Towards the end of 2017, the idea of using Bitcoin as collateral to borrow US Dollars gained some traction. The rationale for this was that many people had become wealthy due to Bitcoin price appreciation and they may want to use that wealth to buy goods and services, for example a home, a car or a yacht. These individuals may want to retain their Bitcoin holdings and therefore they can use the Bitcoin as collateral to borrow US Dollars and avoid selling Bitcoin. This meant the lender didn’t need to do any credit checks as they had a highly liquid form of collateral instead, Bitcoin, which was posted with the lender. The borrower also had the advantage of not realising a capital gain by selling the Bitcoin, therefore they may have avoided or deferred taxation.
This type of structure is similar to the services investment banks provide some wealthy clients. For instance, a successful founder of a company may want to purchase a luxury home, something they can afford due to the success of their startup. However, they may not want to sell shares in their company, because they want to retain control, retain the economic upside and avoid capital gains tax. Therefore, they could place the shares of their company as collateral with the private wealth division of a large investment bank such as UBS or Morgan Stanley. The investment bank will then provide the company founder with the liquidity they need to purchase anything they want, whenever they need it. This service is very common in traditional investment banking and people began to see that there was some merit in applying it to Bitcoin and cryptocurrency. Several companies were founded based on this idea.
BlockFi is a New York based firm, founded in 2017, which provided cryptocurrency backed loans. BlockFi is believed to be the first company to provide such loans as a business, where the funds were supposed to be withdrawn from the platform. The first loan was provided in January 2018, where BlockFi lent out fiat money, while cryptocurrency was provided as collateral. Customers could deposit Bitcoin, use it as collateral and then borrow US Dollars. The US Dollars were paid to clients via a wire transfer. In February 2018, the loans would work as follows:
- The customer deposits Bitcoin or Ethereum with BlockFi.

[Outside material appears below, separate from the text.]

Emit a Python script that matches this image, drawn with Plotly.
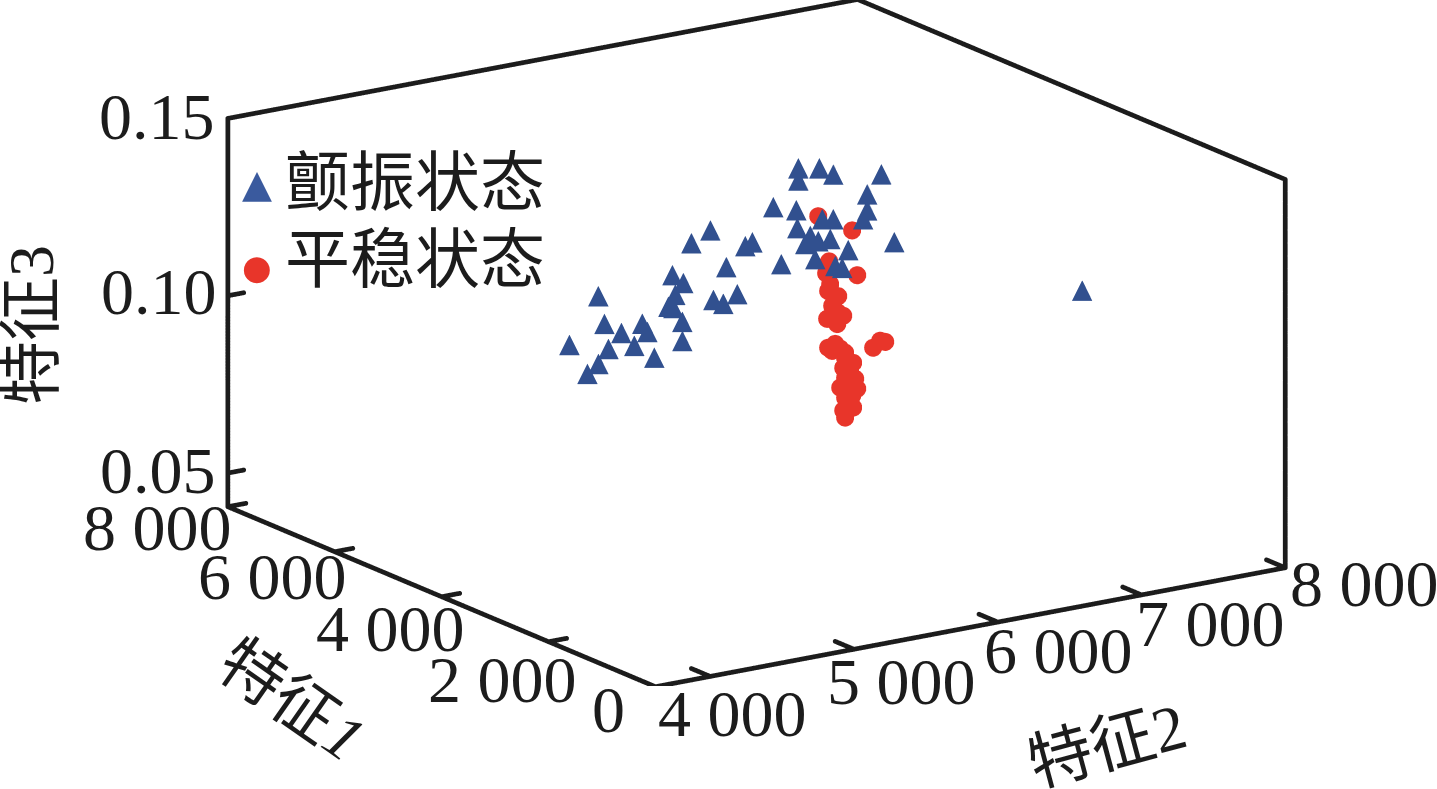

- The customer can borrow US Dollars, paying an annual interest rate of 12%.
- An origination fee of 1%.
- The loan could be up to 40% of the value of Bitcoin deposited or in the case of Ethereum, only 35%, due to the higher volatility of Ethereum. This is called an initial margin.

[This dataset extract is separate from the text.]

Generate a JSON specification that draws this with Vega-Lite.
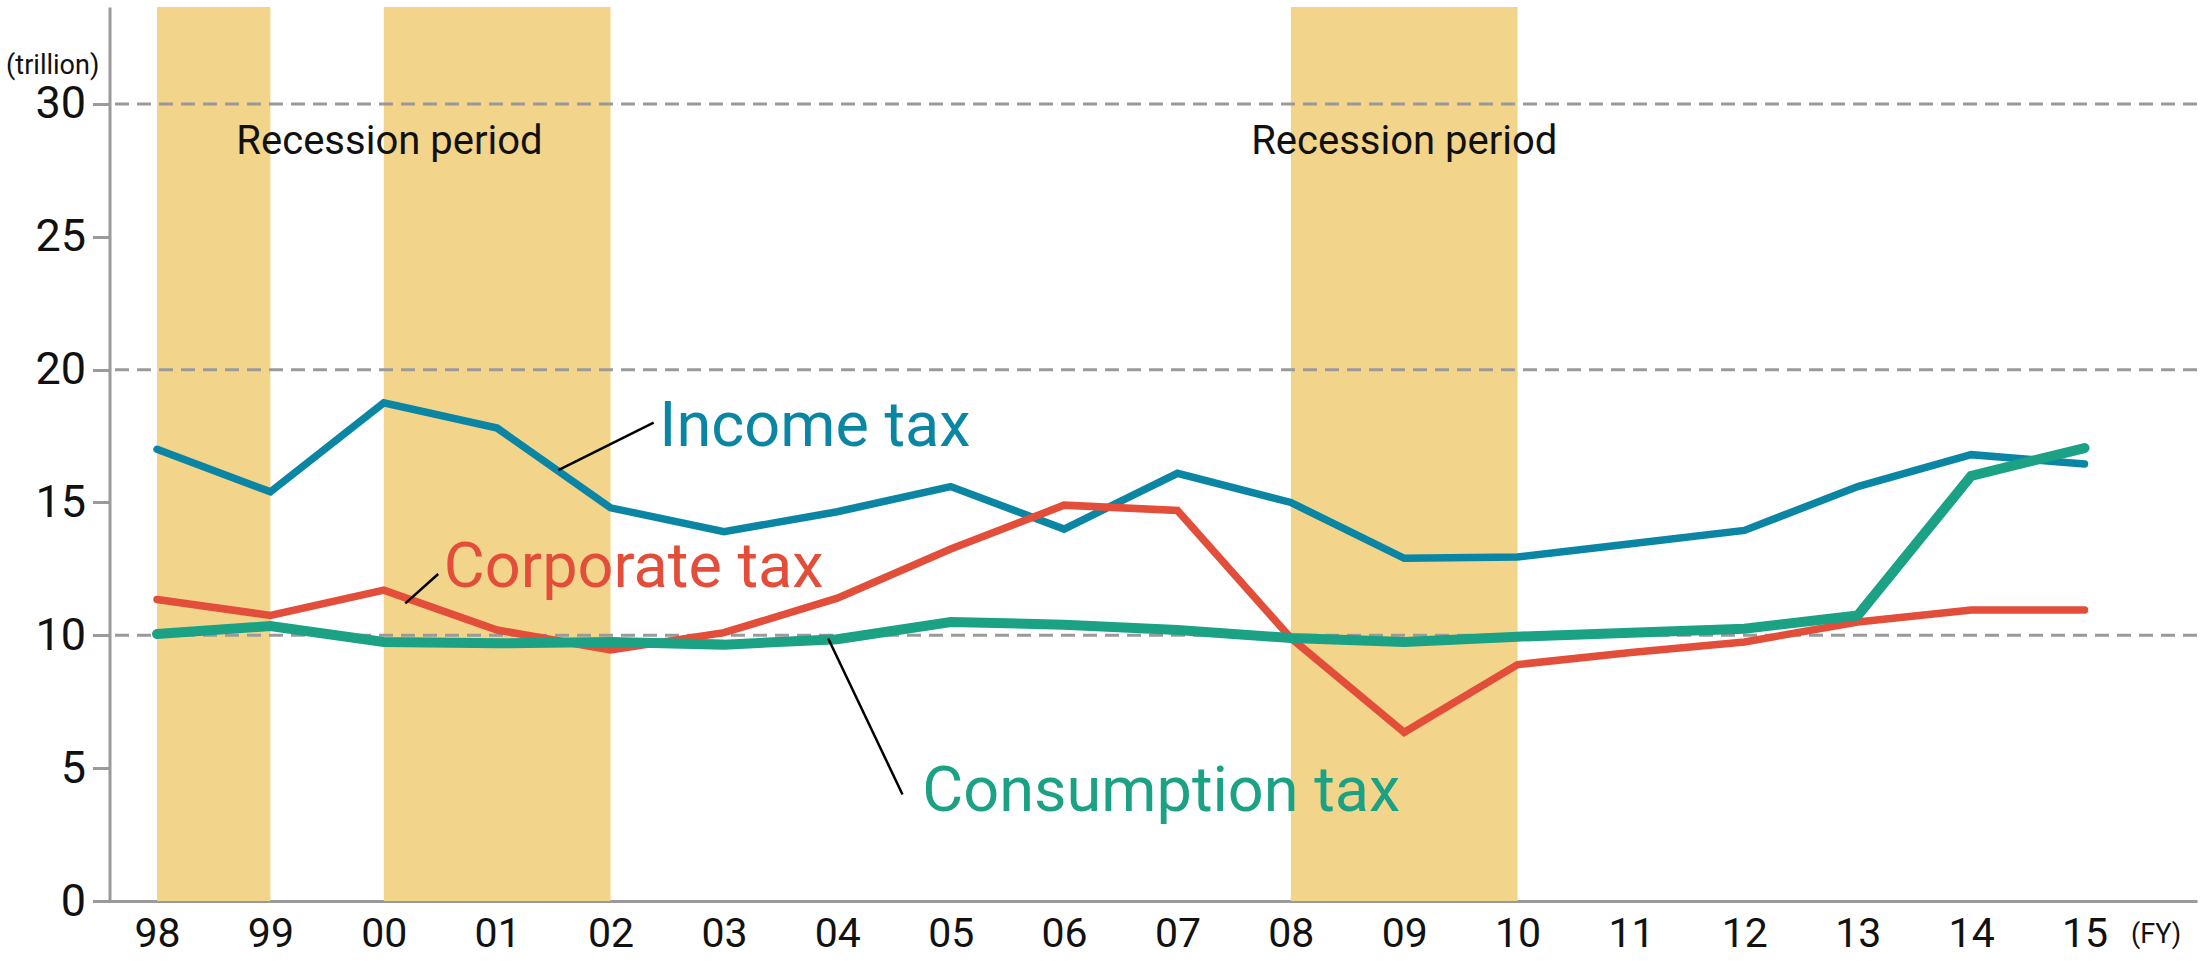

- If the cryptocurrency price fell, such that the loan to value ratio increased to 70% and the client did not add more equity to the position, the client could get liquidated. This is the maintenance margin.
As for the Bitcoin and Ethereum BlockFi received, it was initially just stored in company wallets. The funds were not lent out or rehypothecated. They were just stored safely, ready to pay back the customers should they repay the loans and withdraw. The 12% interest rate was high enough and BlockFi did not need to earn more money by lending out the Bitcoin. On the other hand, BlockFi was very much growth focused, it had the culture of a VC backed American technology startup, rather than one focused on what some consider as “Bitcoin principles” of security, resilience and protection in a financial crisis.
The next crypto currency collateralised lending platform to launch was Ledn, in Toronto Canada, which was founded in August 2018. This was essentially the Canadian equivalent of BlockFi. In February 2019, Ledn charged a rate of 12% to borrow Canadian dollars, a rate identical to BlockFi in the United States.
Initially, just like at BlockFi, the company did nothing with the Bitcoin deposited by the clients. The users could see the unmoved transaction outputs on the Bitcoin blockchain, such that they knew the Bitcoin was safely sitting there. In contrast to BlockFi’s growth culture, Ledn seemed a bit more in tune to the aforementioned so-called Bitcoin values.
Unchained Capital is another company which offers US Dollar loans based on Bitcoin collateral. The company was founded in 2016 and exclusively provides Bitcoin related services, such as facilitating Bitcoin purchases and storing Bitcoin in a multi-signature wallet on behalf of their customers. The company also provides US Dollar loans with Bitcoin as collateral.
Unchained Capital was and still is, the most conservative of the three lenders. The company has never and still does not, loan out or otherwise rehypothecate customer Bitcoin. The customer Bitcoin is always stored inside the company’s multi-signature wallet system. The company still provides this lending service today, charging an interest rate of between 12% to 16% on US Dollar loans, with an origination fee of 1%.